[Start]

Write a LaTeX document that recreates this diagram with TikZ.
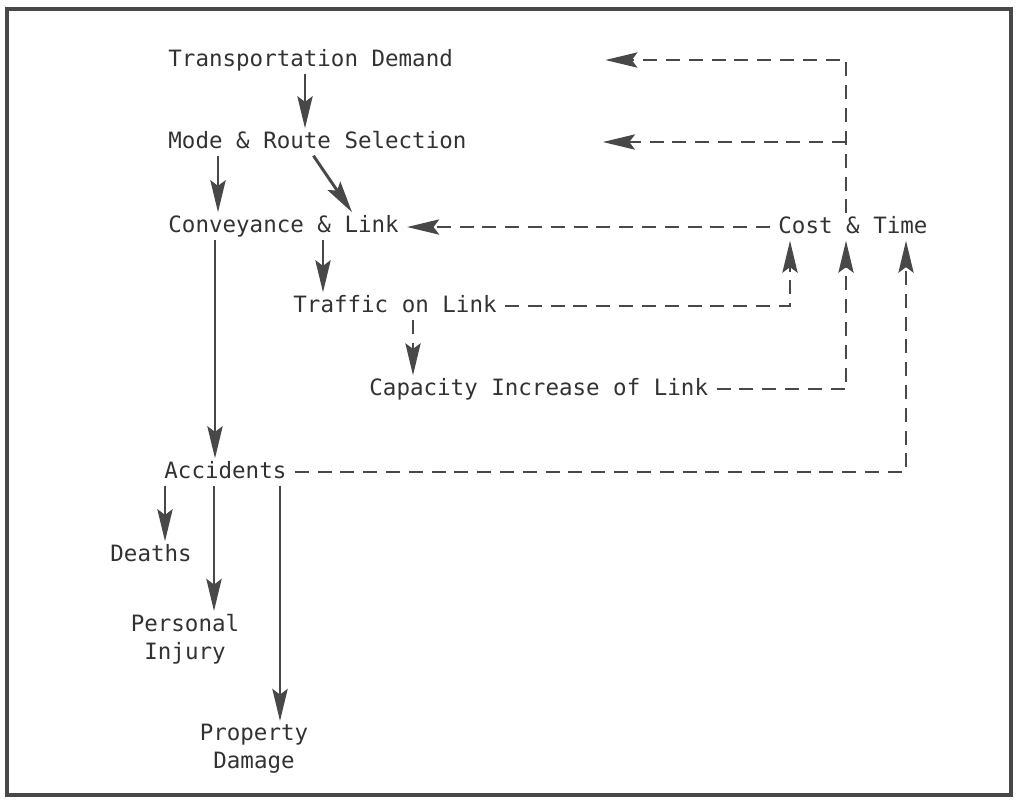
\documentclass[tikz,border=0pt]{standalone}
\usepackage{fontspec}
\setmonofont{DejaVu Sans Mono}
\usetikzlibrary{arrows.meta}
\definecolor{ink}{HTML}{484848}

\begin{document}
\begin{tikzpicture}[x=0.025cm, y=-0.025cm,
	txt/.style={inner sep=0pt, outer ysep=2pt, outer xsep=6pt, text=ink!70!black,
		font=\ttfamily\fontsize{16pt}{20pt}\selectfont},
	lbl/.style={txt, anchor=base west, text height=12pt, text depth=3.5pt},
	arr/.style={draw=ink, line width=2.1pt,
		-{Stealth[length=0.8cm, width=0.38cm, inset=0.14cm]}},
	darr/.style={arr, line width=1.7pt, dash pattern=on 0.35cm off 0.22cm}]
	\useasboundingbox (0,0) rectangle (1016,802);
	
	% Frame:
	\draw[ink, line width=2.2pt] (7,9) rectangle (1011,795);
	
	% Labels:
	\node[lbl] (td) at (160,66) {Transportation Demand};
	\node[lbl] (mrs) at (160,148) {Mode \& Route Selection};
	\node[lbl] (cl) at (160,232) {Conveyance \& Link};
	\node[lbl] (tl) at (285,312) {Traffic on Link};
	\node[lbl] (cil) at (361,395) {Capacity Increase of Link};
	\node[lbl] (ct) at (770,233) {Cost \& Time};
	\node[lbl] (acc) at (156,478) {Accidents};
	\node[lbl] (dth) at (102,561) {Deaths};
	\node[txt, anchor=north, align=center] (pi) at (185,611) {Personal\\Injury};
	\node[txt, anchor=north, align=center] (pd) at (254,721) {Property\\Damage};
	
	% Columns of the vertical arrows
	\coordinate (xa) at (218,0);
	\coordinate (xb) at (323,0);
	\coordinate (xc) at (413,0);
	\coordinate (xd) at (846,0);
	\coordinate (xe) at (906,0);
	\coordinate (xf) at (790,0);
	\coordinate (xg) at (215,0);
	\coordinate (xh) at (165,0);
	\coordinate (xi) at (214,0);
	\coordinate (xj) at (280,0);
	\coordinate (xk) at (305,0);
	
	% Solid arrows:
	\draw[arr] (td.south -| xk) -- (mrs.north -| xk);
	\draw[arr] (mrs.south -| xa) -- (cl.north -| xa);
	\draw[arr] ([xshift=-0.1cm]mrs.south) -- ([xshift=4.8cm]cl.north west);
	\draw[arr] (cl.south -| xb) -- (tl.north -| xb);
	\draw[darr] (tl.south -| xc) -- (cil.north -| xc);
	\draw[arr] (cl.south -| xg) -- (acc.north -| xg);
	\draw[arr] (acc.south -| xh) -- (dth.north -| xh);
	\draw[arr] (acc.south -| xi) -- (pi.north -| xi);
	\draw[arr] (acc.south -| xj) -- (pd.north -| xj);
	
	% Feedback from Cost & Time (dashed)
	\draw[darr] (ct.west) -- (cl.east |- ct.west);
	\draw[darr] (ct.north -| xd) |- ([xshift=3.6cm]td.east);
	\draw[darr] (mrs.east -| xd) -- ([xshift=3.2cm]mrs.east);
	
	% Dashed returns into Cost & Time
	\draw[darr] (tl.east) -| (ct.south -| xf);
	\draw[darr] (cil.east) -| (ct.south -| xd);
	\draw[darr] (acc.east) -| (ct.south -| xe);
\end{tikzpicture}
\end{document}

[End]

_GIVEN TASK_
Set the lines above down again, word for word, from the first through the one containing "(7,9) rectangle (1011,795);"; pictures excluded.

_COMPLETE RESPONSE_
Write a LaTeX document that recreates this diagram with TikZ.
\documentclass[tikz,border=0pt]{standalone}
\usepackage{fontspec}
\setmonofont{DejaVu Sans Mono}
\usetikzlibrary{arrows.meta}
\definecolor{ink}{HTML}{484848}

\begin{document}
\begin{tikzpicture}[x=0.025cm, y=-0.025cm,
	txt/.style={inner sep=0pt, outer ysep=2pt, outer xsep=6pt, text=ink!70!black,
		font=\ttfamily\fontsize{16pt}{20pt}\selectfont},
	lbl/.style={txt, anchor=base west, text height=12pt, text depth=3.5pt},
	arr/.style={draw=ink, line width=2.1pt,
		-{Stealth[length=0.8cm, width=0.38cm, inset=0.14cm]}},
	darr/.style={arr, line width=1.7pt, dash pattern=on 0.35cm off 0.22cm}]
	\useasboundingbox (0,0) rectangle (1016,802);
	
	% Frame:
	\draw[ink, line width=2.2pt] (7,9) rectangle (1011,795);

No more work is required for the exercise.